I am not okay with the world today.
I am okay with life.
To live, laugh and love, to cherish and respect everything around us. It’s always so bittersweet when you’re forced to say goodbye. Especially when the goodbye is happening 3,000 miles across the country and there’s not a thing you can do to bridge the gap.
I should probably explain – my grandmother passed away on Monday. My heart burns with sadness and my head buzzes in confusion. I can’t drop everything and run to AZ to be there for her service tomorrow morning and see my extended family and say my good byes. I can’t be there for my grandmother, not this time. My workload is too insane. My job is driving me crazy; I could use the break. But I just can’t break away.
I am not okay with the world today and the pressures of having a full time job to earn money to pay for a house and car and food. I am not okay with missing out on my last living grandparent’s final goodbye.
I am okay with living. With creating and connecting with others.
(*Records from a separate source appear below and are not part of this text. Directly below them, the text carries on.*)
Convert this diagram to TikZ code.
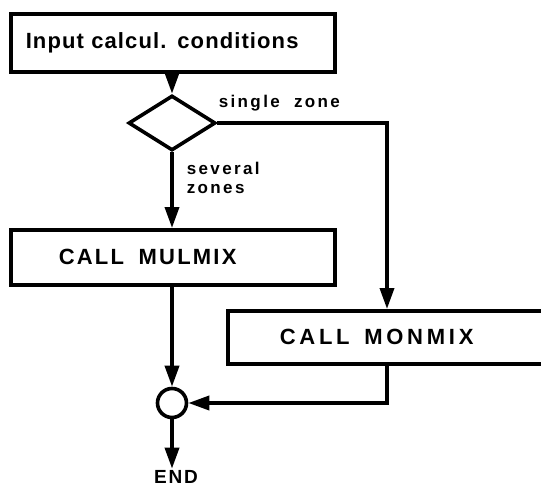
\documentclass[tikz,border=0pt]{standalone}
\usepackage{fontspec}
\setmainfont{Liberation Sans}
\usetikzlibrary{arrows.meta,shapes.geometric}
\begin{document}
\begin{tikzpicture}[x=1pt,y=-1pt,
  line width=3.6pt,
  font=\bfseries,
  arr/.style={-{Triangle[length=21pt,width=14pt]}},
  procbox/.style={draw,rectangle,align=left,anchor=north west},
  decision/.style={draw,diamond,inner sep=0pt,minimum width=87pt,minimum height=55pt},
  joint/.style={draw,circle,inner sep=0pt,minimum size=29pt},
  lbl/.style={inner sep=0pt,font=\bfseries\fontsize{17}{19}\selectfont\addfontfeatures{LetterSpace=14}},
  boxtext/.style={font=\bfseries\fontsize{22}{24}\selectfont\addfontfeatures{LetterSpace=5}},
  calltext/.style={font=\bfseries\fontsize{22}{24}\selectfont\addfontfeatures{LetterSpace=10}},
  calltextwide/.style={font=\bfseries\fontsize{22}{24}\selectfont\addfontfeatures{LetterSpace=17}}]
\fill[white] (0,0) rectangle (541,487);
\useasboundingbox (0,0) rectangle (541,487);

% process boxes
\node[procbox,boxtext,minimum width=324pt,minimum height=58pt,
      text width=294pt,inner xsep=15pt,inner ysep=0pt] (input) at (9,12) {Input calcul. conditions};
\node[procbox,calltext,minimum width=324pt,minimum height=55pt,
      text width=228pt,inner xsep=48pt,inner ysep=0pt] (mul) at (9,228) {CALL\ \ MULMIX};
\node[procbox,calltextwide,minimum width=400pt,minimum height=53pt,
      text width=296pt,inner xsep=52pt,inner ysep=0pt] (mon) at (226,309) {CALL\ \ MONMIX};

% decision and junction
\node[decision] (dec) at (172,123) {};
\node[joint] (join) at (172,403) {};
\node[inner sep=0pt,font=\bfseries\fontsize{19}{21}\selectfont\addfontfeatures{LetterSpace=10}] (end) at (176,477) {END};

% branch labels
\node[lbl,anchor=west] (single) at (217,103) {single\ \ zone};
\node[lbl,anchor=north west,align=left] (several) at (185,160) {several\\zones};

% connectors
\coordinate (rail) at (387,0);
\draw[arr] (input.south -| dec.north) -- (dec.north);
\draw[arr] (dec.east) -| (rail |- mon.north);
\draw[arr] (dec.south) -- (mul.north -| dec.south);
\draw[arr] (mul.south -| join.north) -- (join.north);
\draw[arr] (rail |- mon.south) |- (join.east);
\draw[arr] (join.south) -- (end.north -| join.south);
\end{tikzpicture}
\end{document}
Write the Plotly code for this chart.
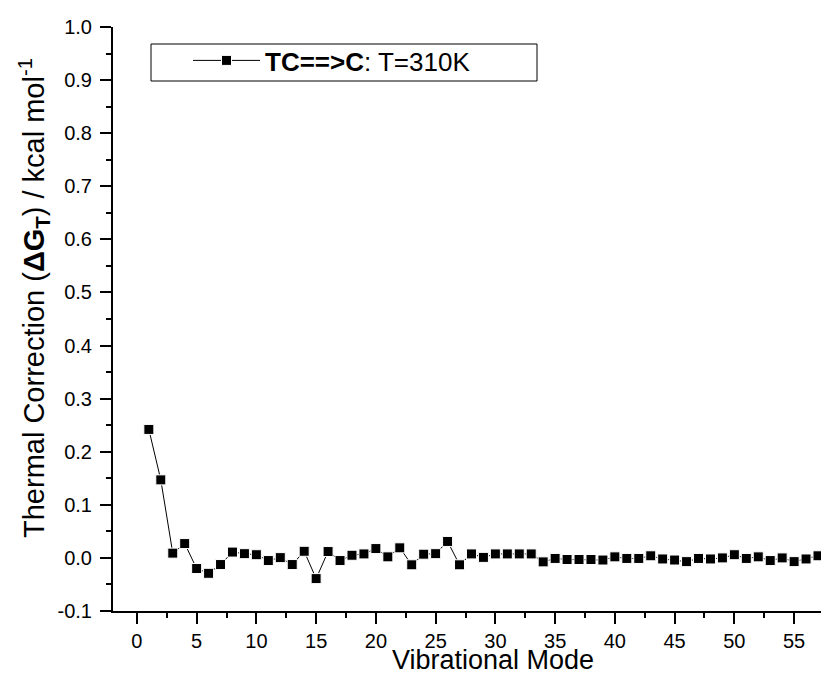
import plotly.graph_objects as go

modes = list(range(1, 58))
thermal_corr = [
    0.242, 0.147, 0.009, 0.027, -0.020, -0.029, -0.0125, 0.011, 0.008, 0.006,
    -0.005, 0.0005, -0.0125, 0.0125, -0.039, 0.012, -0.005, 0.005, 0.0075, 0.0176,
    0.002, 0.019, -0.013, 0.007, 0.008, 0.031, -0.013, 0.0075, 0.001, 0.0075,
    0.0075, 0.0075, 0.0075, -0.0075, -0.001, -0.003, -0.003, -0.003, -0.004, 0.002,
    -0.001, -0.001, 0.004, -0.002, -0.004, -0.007, -0.001, -0.002, 0.0, 0.006,
    -0.001, 0.002, -0.005, 0.0, -0.007, -0.002, 0.004,
]
series_name = "<b>TC==>C</b>: T=310K"
y_tick_vals = [-0.1, 0.0, 0.1, 0.2, 0.3, 0.4, 0.5, 0.6, 0.7, 0.8, 0.9, 1.0]
y_tick_text = ["-0.1", "0.0", "0.1", "0.2", "0.3", "0.4", "0.5", "0.6", "0.7", "0.8", "0.9", "1.0"]
x_tick_vals = [0, 5, 10, 15, 20, 25, 30, 35, 40, 45, 50, 55]
x_title = "Vibrational Mode"
y_title = "Thermal Correction (<b>ΔG</b><sub><b>T</b></sub>) / kcal mol<sup>-1</sup>"

FONT = "Liberation Sans, Arial, sans-serif"
W, H = 821, 675
ML, MR, MT, MB = 113, 0, 27, 64
PW, PH = W - ML - MR, H - MT - MB

def px_x(p):
    return (p - ML) / PW

def px_y(p):
    return (H - MB - p) / PH

fig = go.Figure()
fig.add_trace(go.Scatter(
    x=modes, y=thermal_corr, name=series_name,
    mode="lines+markers",
    line=dict(color="black", width=1),
    marker=dict(symbol="square", size=10, color="black",
                line=dict(color="white", width=1)),
    showlegend=True,
))

axis_common = dict(
    showgrid=False, zeroline=False, showline=True, linecolor="black", linewidth=2,
    ticks="outside", ticklen=11, tickwidth=2, tickcolor="black",
    tickfont=dict(family=FONT, size=20, color="black"), mirror=False,
)

fig.update_xaxes(
    range=[-2, 57.25], tickvals=x_tick_vals,
    minor=dict(dtick=2.5, tick0=0, ticks="outside", ticklen=5, tickwidth=2, tickcolor="black"),
    ticklabelstandoff=0,
    **axis_common,
)
fig.update_yaxes(
    range=[-0.1, 1.0], tickvals=y_tick_vals, ticktext=y_tick_text,
    minor=dict(dtick=0.05, tick0=0, ticks="outside", ticklen=5, tickwidth=2, tickcolor="black"),
    ticklabelstandoff=4,
    **axis_common,
)

fig.add_shape(type="rect", xref="paper", yref="paper",
              x0=px_x(151), x1=px_x(537), y0=px_y(81), y1=px_y(44),
              line=dict(color="black", width=1), fillcolor="rgba(0,0,0,0)", layer="above")

fig.add_annotation(text=x_title, xref="paper", yref="paper",
                   x=px_x(493), y=px_y(677), xanchor="center", yanchor="bottom",
                   showarrow=False, font=dict(family=FONT, size=27, color="black"))
fig.add_annotation(text=y_title, xref="paper", yref="paper",
                   x=px_x(34), y=px_y(298), xanchor="center", yanchor="middle",
                   textangle=-90, showarrow=False,
                   font=dict(family=FONT, size=29, color="black"))

fig.update_layout(
    width=W, height=H,
    margin=dict(l=ML, r=MR, t=MT, b=MB, pad=0),
    paper_bgcolor="white", plot_bgcolor="white",
    showlegend=True,
    legend=dict(x=px_x(188), y=px_y(37), xanchor="left", yanchor="top",
                bgcolor="rgba(0,0,0,0)", borderwidth=0, itemwidth=67,
                font=dict(family=FONT, size=26, color="black")),
)

fig.write_html("out.html")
A part of me, a real true part of me, wants to drop everything and run into the woods. Run deep and run far, find my clan and live primitive in this world. Live without rules and without boundaries, where my only need is to grow food and grow old.
I fear this place in my mind does not exist. Is there a place we can go where it doesn’t matter when a family member passes? Is there a place where I could drop everything and run to be there?
I am going to create this place. For I am not okay with this world today. But life, oh how I am okay with the beauty of life.